Let $\mathcal M$ be a structure of a signature $\Sigma$. For any ordered tuple $\overline{a}=(a_1,\ldots,a_n)$ of elements of $\mathcal M$, $\mathrm{ tp}^{\mathcal M}(\overline{a})$ denotes the set of formulas $\theta(x_1,\ldots,x_n)$ of a first-order language over $\Sigma$ with free variables $x_1,\ldots,x_n$ such that $\mathcal M\models\theta(a_1,\ldots,a_n)$.
A structure $\mathcal M$ is said to be strongly $\omega$-homogeneous if, for any finite ordered tuples $\overline{a}$ and $\overline{b}$ of elements of $\mathcal M$, the coincidence of $\mathrm{ tp}^{\mathcal M}(\overline{a})$ and $\mathrm{ tp}^{\mathcal M}(\overline{b})$ implies that these tuples are mapped into each other (componentwise) by some automorphism of the structure $\mathcal M$. A structure $\mathcal M$ is said to be prime in its theory if it is elementarily embedded in every structure of the theory $\mathrm{ Th}\,(\mathcal M)$.
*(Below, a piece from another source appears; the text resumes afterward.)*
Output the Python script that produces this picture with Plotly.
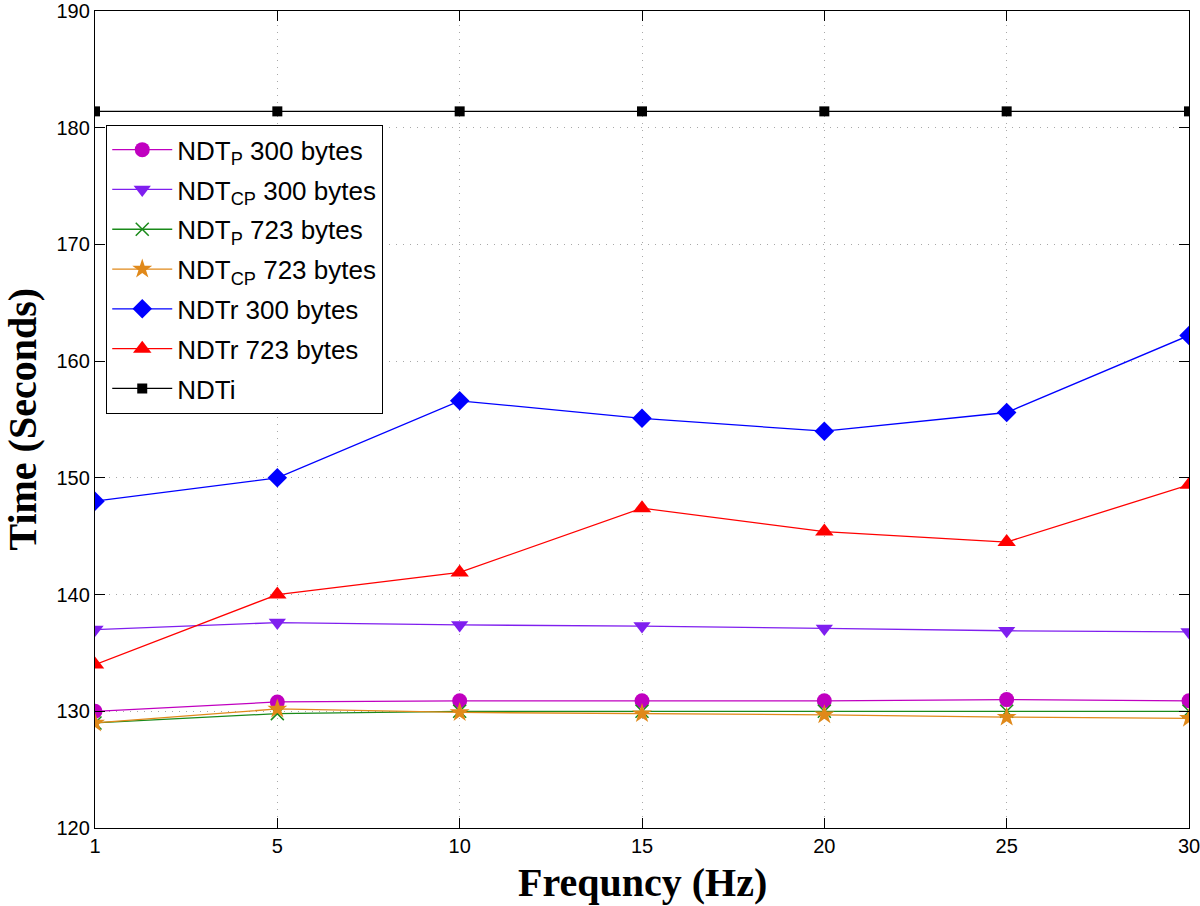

It is proved that the integral group rings of finitely generated relatively free orderable groups are prime in their theories, and that this property is shared by the following finitely generated countable structures: free nilpotent associative rings and algebras, free nilpotent rings and Lie algebras. It is also shown that finitely generated non-Abelian free nilpotent associative algebras and finitely generated non-Abelian free nilpotent Lie algebras over uncountable fields are strongly $\omega$-homogeneous.